◆ DATA SECTION
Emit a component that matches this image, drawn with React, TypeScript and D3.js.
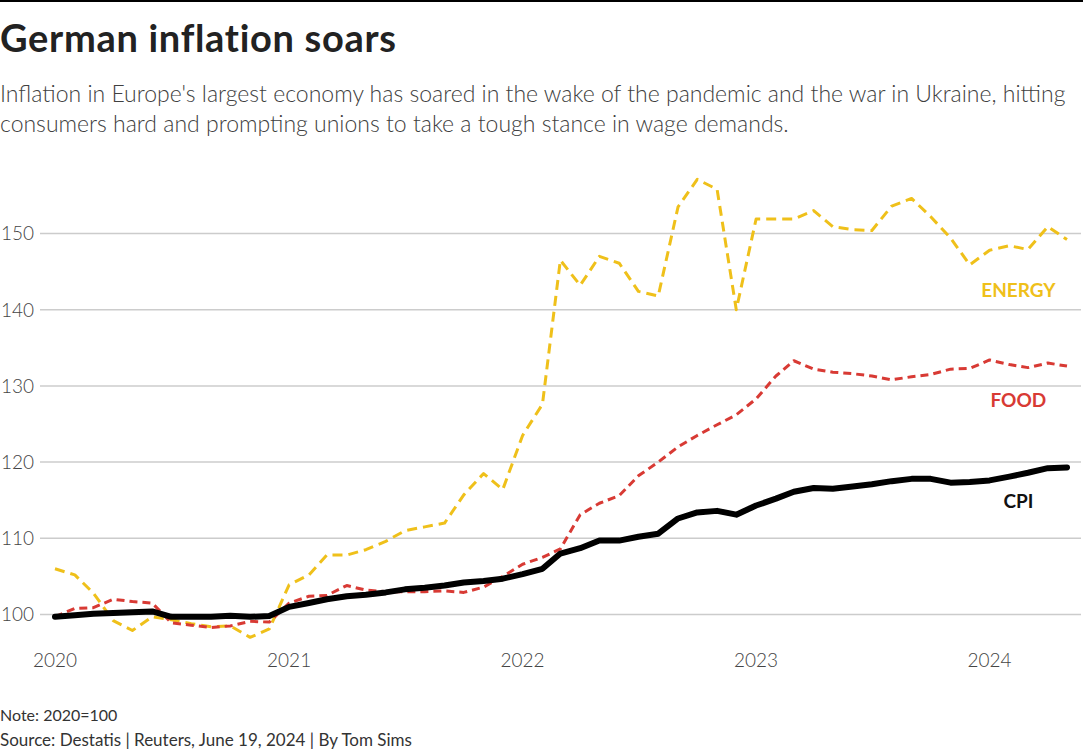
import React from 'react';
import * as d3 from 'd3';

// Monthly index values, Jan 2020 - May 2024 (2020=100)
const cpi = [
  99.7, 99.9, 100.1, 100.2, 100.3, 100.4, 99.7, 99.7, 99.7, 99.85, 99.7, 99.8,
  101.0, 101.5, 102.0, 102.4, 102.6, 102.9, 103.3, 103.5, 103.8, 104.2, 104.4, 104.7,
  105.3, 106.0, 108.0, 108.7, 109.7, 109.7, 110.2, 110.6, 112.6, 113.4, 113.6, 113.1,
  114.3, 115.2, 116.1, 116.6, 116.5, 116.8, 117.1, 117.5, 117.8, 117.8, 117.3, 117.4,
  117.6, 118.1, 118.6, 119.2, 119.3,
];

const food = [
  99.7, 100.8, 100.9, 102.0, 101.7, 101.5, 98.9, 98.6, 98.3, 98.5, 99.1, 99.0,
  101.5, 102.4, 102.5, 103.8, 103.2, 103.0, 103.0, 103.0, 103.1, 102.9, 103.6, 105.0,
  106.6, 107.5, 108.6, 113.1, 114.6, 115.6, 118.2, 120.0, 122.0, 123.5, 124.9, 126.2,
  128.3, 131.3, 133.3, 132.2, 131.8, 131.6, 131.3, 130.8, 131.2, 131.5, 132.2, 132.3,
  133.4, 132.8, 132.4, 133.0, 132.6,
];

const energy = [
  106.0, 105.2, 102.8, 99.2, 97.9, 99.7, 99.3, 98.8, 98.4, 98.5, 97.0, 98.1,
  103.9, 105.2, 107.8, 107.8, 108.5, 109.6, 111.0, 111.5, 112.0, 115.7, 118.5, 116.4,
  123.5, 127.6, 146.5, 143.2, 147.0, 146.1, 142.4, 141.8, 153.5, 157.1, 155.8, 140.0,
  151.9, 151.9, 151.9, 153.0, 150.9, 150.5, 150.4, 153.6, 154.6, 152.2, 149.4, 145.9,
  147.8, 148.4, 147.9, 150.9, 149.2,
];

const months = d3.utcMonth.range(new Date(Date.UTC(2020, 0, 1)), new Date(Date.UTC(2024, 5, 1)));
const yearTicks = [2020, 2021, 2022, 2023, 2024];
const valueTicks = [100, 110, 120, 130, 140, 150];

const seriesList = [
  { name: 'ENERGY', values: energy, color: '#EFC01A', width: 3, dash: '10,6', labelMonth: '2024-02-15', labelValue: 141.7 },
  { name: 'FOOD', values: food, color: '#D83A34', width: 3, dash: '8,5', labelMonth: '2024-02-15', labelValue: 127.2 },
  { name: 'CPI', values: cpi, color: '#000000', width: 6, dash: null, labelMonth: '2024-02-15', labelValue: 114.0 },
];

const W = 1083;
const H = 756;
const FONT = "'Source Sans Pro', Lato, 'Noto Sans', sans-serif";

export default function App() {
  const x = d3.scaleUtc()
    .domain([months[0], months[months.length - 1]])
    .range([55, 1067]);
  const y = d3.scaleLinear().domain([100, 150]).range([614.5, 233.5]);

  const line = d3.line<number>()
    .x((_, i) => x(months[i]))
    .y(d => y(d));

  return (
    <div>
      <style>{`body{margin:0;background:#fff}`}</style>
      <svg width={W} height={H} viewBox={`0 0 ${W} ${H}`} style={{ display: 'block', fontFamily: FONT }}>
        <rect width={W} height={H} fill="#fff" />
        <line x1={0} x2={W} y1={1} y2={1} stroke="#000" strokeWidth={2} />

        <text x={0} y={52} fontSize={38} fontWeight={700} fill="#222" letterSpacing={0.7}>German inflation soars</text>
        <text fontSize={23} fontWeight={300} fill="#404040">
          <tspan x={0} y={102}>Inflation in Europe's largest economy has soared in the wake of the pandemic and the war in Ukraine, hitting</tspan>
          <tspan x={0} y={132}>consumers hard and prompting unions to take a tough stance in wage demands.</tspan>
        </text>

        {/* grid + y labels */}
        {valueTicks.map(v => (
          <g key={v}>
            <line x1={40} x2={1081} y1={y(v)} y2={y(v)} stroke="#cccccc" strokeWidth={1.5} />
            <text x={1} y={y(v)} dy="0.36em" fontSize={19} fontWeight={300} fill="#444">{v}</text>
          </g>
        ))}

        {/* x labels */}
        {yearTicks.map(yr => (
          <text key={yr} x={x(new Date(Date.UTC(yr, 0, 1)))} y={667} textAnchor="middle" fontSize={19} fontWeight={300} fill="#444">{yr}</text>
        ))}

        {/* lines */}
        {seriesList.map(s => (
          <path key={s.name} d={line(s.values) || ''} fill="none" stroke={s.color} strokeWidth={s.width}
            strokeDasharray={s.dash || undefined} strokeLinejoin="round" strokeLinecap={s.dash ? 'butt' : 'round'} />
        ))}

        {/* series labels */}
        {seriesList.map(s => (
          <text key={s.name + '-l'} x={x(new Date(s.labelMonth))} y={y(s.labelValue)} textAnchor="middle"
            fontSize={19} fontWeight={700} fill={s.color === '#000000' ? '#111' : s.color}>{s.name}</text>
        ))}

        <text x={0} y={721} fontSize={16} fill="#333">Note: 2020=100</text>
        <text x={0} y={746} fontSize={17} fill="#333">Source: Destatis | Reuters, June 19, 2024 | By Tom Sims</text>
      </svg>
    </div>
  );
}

◆ GOAL OF THE EXERCISE
Everything from the first line to the line with "import * as d3 from 'd3';" must be repeated exactly, and nothing else. Leave the pictures out.

◆ SOLUTION FOR THIS EXERCISE
Emit a component that matches this image, drawn with React, TypeScript and D3.js.
import React from 'react';
import * as d3 from 'd3';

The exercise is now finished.